16. Intuition matters…sometimes more than market research.
When asked about what market research went into the Macintosh, Jobs responded, “Did Alexander Graham Bell do any market research before he invented the telephone?” Likewise, Jobs didn’t do any market research for the iPad, stating, “It’s not the consumers’ job to know what they want.” While I still believe there’s value in market research, this demonstrates it should complement not drive strategy.

17. Never start a company with the goal of getting rich.
Although Jobs became a billionaire, money was never what drove him. He believed in a) making products you love (thus, the success of the iPOD, which Apple’s music lovers wanted more for themselves than the outside world), and b) creating a sustainable company (pretty sure, he accomplished this).
A + B = success. In Apple’s case, wild success.

18. Be a stickler.
Everything matters. Jobs was obsessed with quality and with getting things just right from stage lighting for launches to the corners of the iPhone to the guts of a Macintosh to the perfect voiceover for a television ad. His level of detail and commitment to excellence should inspire us all to always do our best. Don’t settle for mediocrity. People appreciate the results.

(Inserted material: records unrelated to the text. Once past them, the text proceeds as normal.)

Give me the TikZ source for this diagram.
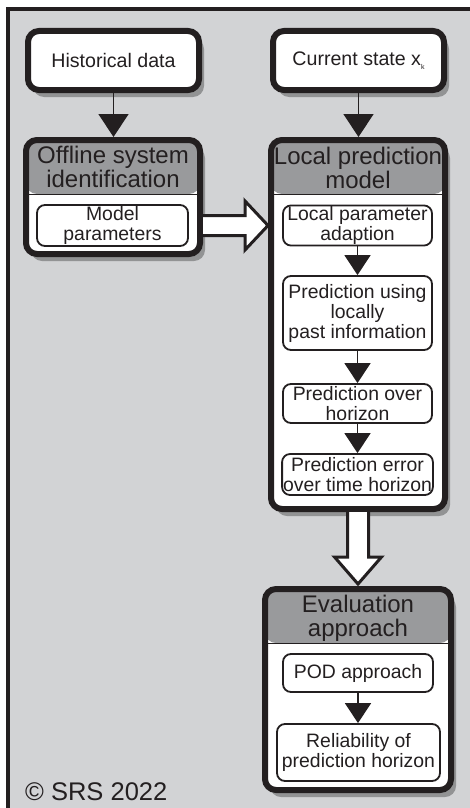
\documentclass[tikz,border=0pt]{standalone}
\usepackage{fontspec}
\setmainfont{Liberation Sans}
\usepackage{tikz}
\usetikzlibrary{arrows.meta, positioning, calc, shadows}
\definecolor{FrameGray}{RGB}{210, 211, 213}
\definecolor{HeadGray}{RGB}{153, 154, 156}
\definecolor{InkDark}{RGB}{35, 31, 32}
\tikzset{
    boxShadow/.style={drop shadow={shadow xshift=5pt, shadow yshift=-7pt, opacity=0.3, fill=black}},
    arrowInk/.style={line width=1.5pt, draw=InkDark}
}

\begin{document}
\begin{tikzpicture}[
        x=1pt, y=-1pt,
        % Input boxes on top
        source/.style={
            rectangle,
            draw=InkDark,
            line width=6pt,
            fill=white,
            rounded corners=11pt,
            minimum width=171pt,
            minimum height=59pt,
            align=center,
            text=InkDark,
            font=\fontsize{19.6}{21}\selectfont,
            boxShadow
        },
        % Panels with a grey title bar
        panel/.style={
            rectangle,
            draw=InkDark,
            line width=6pt,
            fill=white,
            rounded corners=11pt,
            boxShadow,
            path picture={
                \fill[HeadGray] (path picture bounding box.north west) rectangle ([yshift=-54pt]path picture bounding box.north east);
                \draw[InkDark, line width=1pt] ([yshift=-54pt]path picture bounding box.north west) -- ([yshift=-54pt]path picture bounding box.north east);
            }
        },
        panelTitle/.style={align=center, inner sep=0pt, text=InkDark, font=\fontsize{24}{24}\selectfont},
        stepBox/.style={rectangle, draw=InkDark, line width=1.8pt, fill=white, rounded corners=8pt, align=center, inner sep=1pt, text=InkDark, font=\fontsize{19.4}{20}\selectfont},
        % Flow Lines
        flow/.style={-{Triangle[width=30pt, length=23pt]}, arrowInk},
        innerFlow/.style={-{Triangle[width=26pt, length=20pt]}, arrowInk},
        bigFlow/.style={draw=InkDark, line width=3pt, fill=white, miter limit=10}
    ]

    \useasboundingbox (0, 0) rectangle (469, 808);

    % --- BACKGROUND FRAME ---
    \fill[FrameGray] (6, 8) rectangle (480, 820);
    \draw[InkDark, line width=4pt] (7.5, 820) -- (7.5, 9.5) -- (480, 9.5);

    % --- NODES ---
    \node[source] (hist)  at (113.5, 60.5) {Historical data};
    \node[source] (state) at (358.5, 60.5) {Current state x\raisebox{-0.35ex}{\fontsize{7}{7}\selectfont k}};

    \node[panel, minimum width=174pt, minimum height=114pt] (offline) at (113, 197) {};
    \node[panelTitle] (offlineTitle) at ([yshift=-30pt]offline.north) {Offline system\\identification};
    \node[stepBox, minimum width=151pt, minimum height=41pt] (params) at (112.5, 225.5) {Model\\parameters};

    \node[panel, minimum width=174pt, minimum height=369pt] (local) at (358, 324.5) {};
    \node[panelTitle] (localTitle) at ([yshift=-31pt]local.north) {Local prediction\\model};
    \node[stepBox, minimum width=149pt, minimum height=39pt] (adapt)   at (357.5, 225.5) {Local parameter\\adaption};
    \node[stepBox, minimum width=149pt, minimum height=74pt] (past)    at (357.5, 313)   {Prediction using\\locally\\past information};
    \node[stepBox, minimum width=149pt, minimum height=39pt] (horizon) at (357.5, 403.5) {Prediction over\\horizon};
    \node[stepBox, minimum width=149pt, minimum height=41pt] (error)   at (357.5, 474.5) {Prediction error\\over time horizon};

    \node[panel, minimum width=186pt, minimum height=201pt] (eval) at (358, 689.5) {};
    \node[panelTitle] (evalTitle) at ([yshift=-32pt]eval.north) {Evaluation\\approach};
    \node[stepBox, minimum width=150pt, minimum height=38pt] (pod)    at (358, 673)     {POD approach};
    \node[stepBox, minimum width=163pt, minimum height=57pt] (reliab) at (358.5, 752.5) {Reliability of\\prediction horizon};

    \node[anchor=base west, inner sep=0pt, text=InkDark, font=\fontsize{25.5}{26}\selectfont] (copy) at (25, 800) {© SRS 2022};

    % --- FLOWS ---
    \draw[flow] (hist.south) -- (hist.south |- offline.north);
    \draw[flow] (state.south) -- (state.south |- local.north);

    \draw[innerFlow] (adapt) -- (past);
    \draw[innerFlow] (past) -- (horizon);
    \draw[innerFlow] (horizon) -- (error);
    \draw[innerFlow] (pod.south) -- (pod.south |- reliab.north);

    % Hollow arrow: parameters -> local model
    \coordinate (rightTail) at (offline.east |- params);
    \coordinate (rightTip)  at (local.west |- params);
    \filldraw[bigFlow] ($(rightTail)+(0,-10)$) -- ($(rightTip)+(-23,-10)$) -- ($(rightTip)+(-23,-24.5)$) -- (rightTip)
        -- ($(rightTip)+(-23,24.5)$) -- ($(rightTip)+(-23,10)$) -- ($(rightTail)+(0,10)$);

    % Hollow arrow: local model -> evaluation
    \coordinate (downTail) at (local.south);
    \coordinate (downTip)  at ([yshift=2pt]eval.north);
    \filldraw[bigFlow] ($(downTail)+(-10.5,0)$) -- ($(downTip)+(-10.5,-27)$) -- ($(downTip)+(-23.5,-27)$) -- (downTip)
        -- ($(downTip)+(23.5,-27)$) -- ($(downTip)+(10.5,-27)$) -- ($(downTail)+(10.5,0)$);

\end{tikzpicture}
\end{document}
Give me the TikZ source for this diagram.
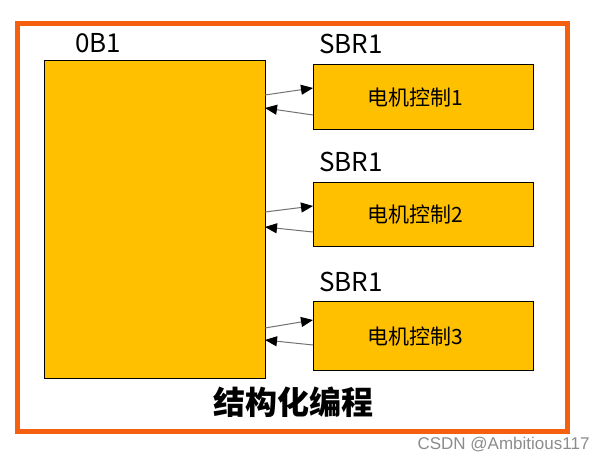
\documentclass[tikz,border=0pt]{standalone}
\usepackage{fontspec}
\setmainfont{Noto Sans CJK SC}
\newfontfamily\wmfont{Liberation Sans}
\usetikzlibrary{arrows.meta}
\definecolor{gold}{HTML}{FFC000}
\definecolor{frameorange}{HTML}{F4600F}
\tikzset{
  blk/.style={draw=black, line width=1.3pt, fill=gold, anchor=north west, inner sep=0pt},
  lbl/.style={anchor=base west, inner sep=0pt, font=\fontsize{26}{26}\selectfont},
  conn/.style={draw=black!55, line width=1pt, -{Triangle[length=12pt,width=10pt,color=black]}},
}
\begin{document}
\begin{tikzpicture}[x=1pt,y=-1pt]
\useasboundingbox (0,0) rectangle (607,462);
\fill[white] (0,0) rectangle (607,462);
\node[draw=frameorange, line width=5pt, minimum width=550.5pt, minimum height=407pt, anchor=north west, inner sep=0pt] (frame) at (14.8,21.5) {};
\node[blk, minimum width=221pt, minimum height=318pt] (ob) at (44,60) {};
\node[lbl] (oblbl) at (75,53) {0B1};
\foreach \i/\y/\h in {1/64/65, 2/182/64, 3/301/69} {
  \node[blk, minimum width=220pt, minimum height=\h pt] (s\i) at (313,\y) {};
  \node[font=\fontsize{21}{21}\selectfont, inner sep=0pt] (t\i) at ([xshift=-8pt]s\i.center) {电机控制\i};
  \node[lbl] (l\i) at (319,\y-10) {SBR1};
}
\coordinate (a1) at (265,95); \coordinate (b1) at (265,108);
\coordinate (a2) at (265,212); \coordinate (b2) at (265,227);
\coordinate (a3) at (265,328); \coordinate (b3) at (265,340);
\draw[conn] (a1) -- (s1.west |- 0,88);
\draw[conn] (s1.west |- 0,115) -- (b1);
\draw[conn] (a2) -- (s2.west |- 0,206);
\draw[conn] (s2.west |- 0,232) -- (b2);
\draw[conn] (a3) -- (s3.west |- 0,320);
\draw[conn] (s3.west |- 0,345) -- (b3);
\node[font=\fontsize{32}{32}\selectfont\bfseries] (title) at (293,402) {结构化编程};
\node[font=\wmfont\fontsize{17}{17}\selectfont, text=black!45, anchor=east] (wm) at (593,445) {CSDN @Ambitious117};
\end{tikzpicture}
\end{document}
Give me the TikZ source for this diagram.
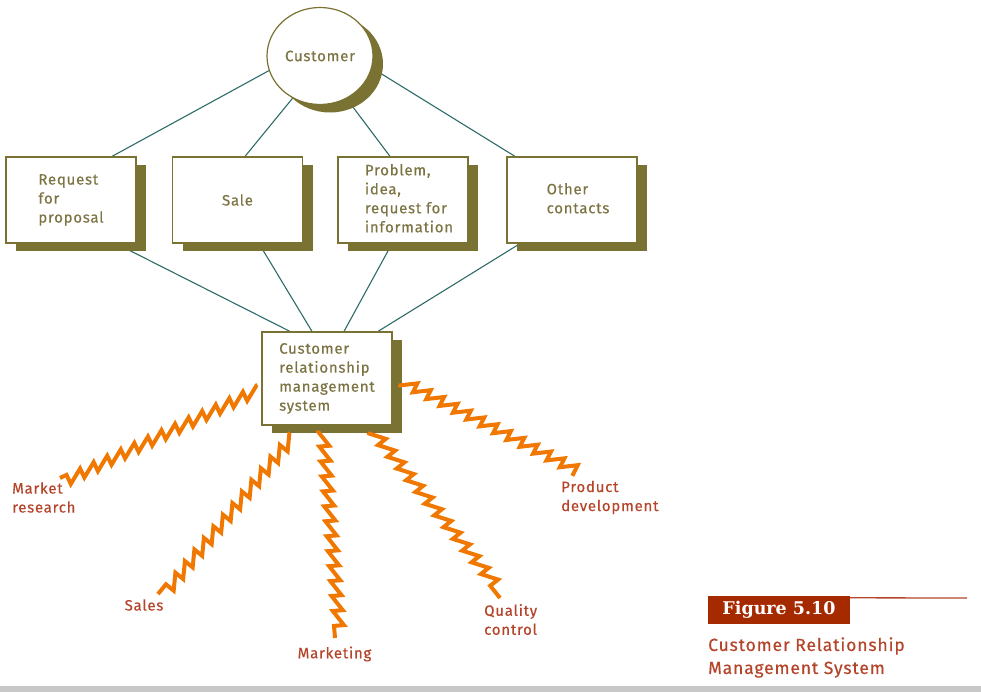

19. Embrace a child’s curiosity.
Jobs was a piece of work as a child. Yes, he was brilliant, but he was also mischievous, always getting into things and pulling pranks. Fortunately, his parents were slow to scold. Instead they gave Jobs the freedom to tinker, explore, and investigate how things and the world worked. This is a good reminder to let our kids build things, take things apart, stir things up, and not always walk a straight line.

20. Think Different!
Enough said.

Obviously, this list only scratches the surface. There are endless lessons packed into the book’s 571 pages. I encourage you to read “Steve Jobs,” join me in sorting the good from the bad (the man could be ruthless), and act on the lessons you draw to achieve greatness in business – and maybe even put a dent in the universe!